= Volodymyr Runchak =

Volodymyr Petrovych Runchak (Володи́мир Петро́вич Рунча́к) is a Ukrainian accordionist, conductor and composer who was born on June 12, 1960, in Lutsk where in 1979 he attended its music college. In 1984 he was a winner of the Republican Accordion Competition and the same year began studying conducting at the Kiev Conservatory where he also studied composing two years later. In 1988 he joined National Union of Composers of Ukraine and remained there till this day. He has conducted over 100 works which he performed in his native Ukraine, and then went to Kazakhstan and France. Currently he serves as a member of the New Music Association and is a founder of New Music Concert Series.

== Legacy ==
Runchak wrote a numerous works for instruments and vocal. According to «Frankfurter Allgemeine Zeitung» V. Runchak found his personal balance between the stylistic and technological limitations and the new freedom. In his works one can hear the courage of the author’s expression which goes far beyond the limit of belonging to any composer’s school. Often, the avant-garde means are the only means for him.

According to N. Krechko, the composer focuses on complex dissonant language, musical expression, innovative techniques associated with sound, atypical spatial-acoustic and timbre-color means.

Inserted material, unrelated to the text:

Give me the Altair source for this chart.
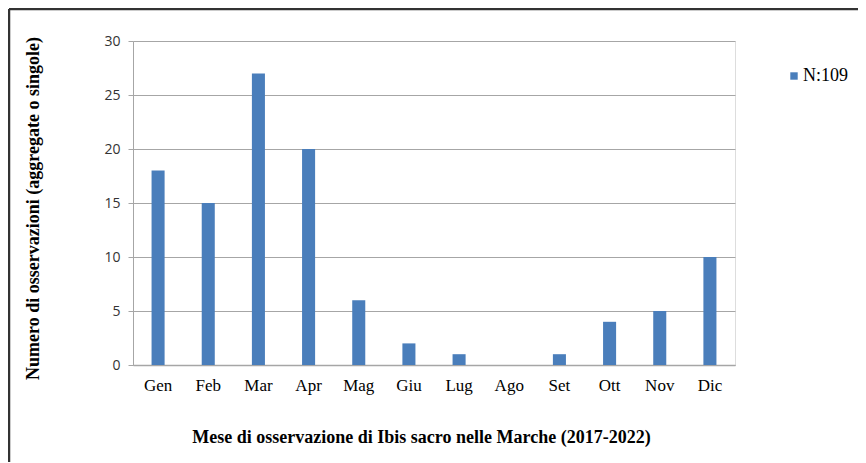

Runchak is a bright representative of Ukrainian musical actionism (along with Serhiy Zazhytko, Serhiy Yarunsky, Karmela Tsepkolenko, Lyudmyla Yurina, Ivan Nebesnyy, Danylo Pertsov and Hryhoriy Nemyrovsky). Instrumental theater for V. Runchak is related to M. Kagel's instrumental theater, and, according to researchers, became a means to draw attention to social problems.

== Selected works ==
=== Orchestral===
- In memoriam for symphony orchestra (1984, 15’)
- Symphony № 1 (Symphony of Weeping) for orchestra (1985, 30’)
- Symphony № 2 for orchestra (1985, 1987 - 29’)
- Symphony № 3 (Credo) for baritone, female speaker and orchestra (1986 – 60’; 1991 – 23’)
- Vladislav Passion, symphony for accordion and orchestra (1988, 31’)
- Portrait of I. Stravinsky for accordion, balalaika and orchestra (2003, 7’)
- Requiem for soprano, tenor and orchestra, based on Latin canonical texts (2004, 33’), (version for chamber ensemble: sopr, ten, fl, cl, pn, 2 vn, vl, vc, (1990, 33’)
- Forte\piano, concerto for symphony orchestra without piano (2008, 13’)
- “Is the flute magic?” Music homage to W.A. Mozart for flute (picc, ord, c-alto) and orchestra, Flute concerto (2017, 20')
- Chamber symphony No 1 (in memory of B. Lyatoshynsky) for strings (1986, 18’)
- Sacred Songs, chamber symphony No 2 for piano trio and strings (1988, 22’)
- Chamber symphony No 3 for flute (picc, ord, alto) and orchestra soloists (1991, 20’) /fl; ob, cl, bsn, hrn, trb, trn, tb, hrp, 2 perc, pn (cemb), 2 vn, vl, vc, db/
- Semper fidelis, chamber symphony No 4 for strings (2011, 16’)
- Concerto for alto saxophone and chamber orchestra (1987, 16’), (version for saxophone and piano)
- 1 + 16 + …, non concerto for violin and strings (1997, 22’)
- “Key” to the treble clef (a small practical experience) for violin and strings (2012, 12’)
- Self-portrait (12.06.18) for accordion and string orchestra (2018, 9’)

===Chamber===
- "Homo ludens I-XII@, for instruments solo
- Trumpets of Jericho for 12 (or more) trumpets (2007, 8’)
- (pia)NO TROMB ONE for trombone and piano (2005, 4’)
- Greetings M.K. (Dedicated to M.Kagel) for piano (2001, 10’)
- v.runchak.b(es)_clari@net for clarinet (2003, 6’)
- Anti-sonatas №28, 29 and 53 for piano and clarinet (2003, 16’)

===Choral===
- Oh our Lord, prayer for mixed choir (1990, 8’)
- Prayer for female voice and female choir (2011, 7’)
- Glorifying the Birth of Jesus, concert-chant for mixed choir and children’s voices, based on the Gospel by St. Luke (1999, 20’)
- A Sermon on the Mountain, antiphon for mixed choir, based on the Gospel by St. Luke (1998, 10’)
- To the Death of Jesus, ecclesiastical song for female choir, speaker and 2 trumpets in 4 mov, based on the Gospel by St. Luke (1991, 18’), (version for mixed choir ensemble, 12’)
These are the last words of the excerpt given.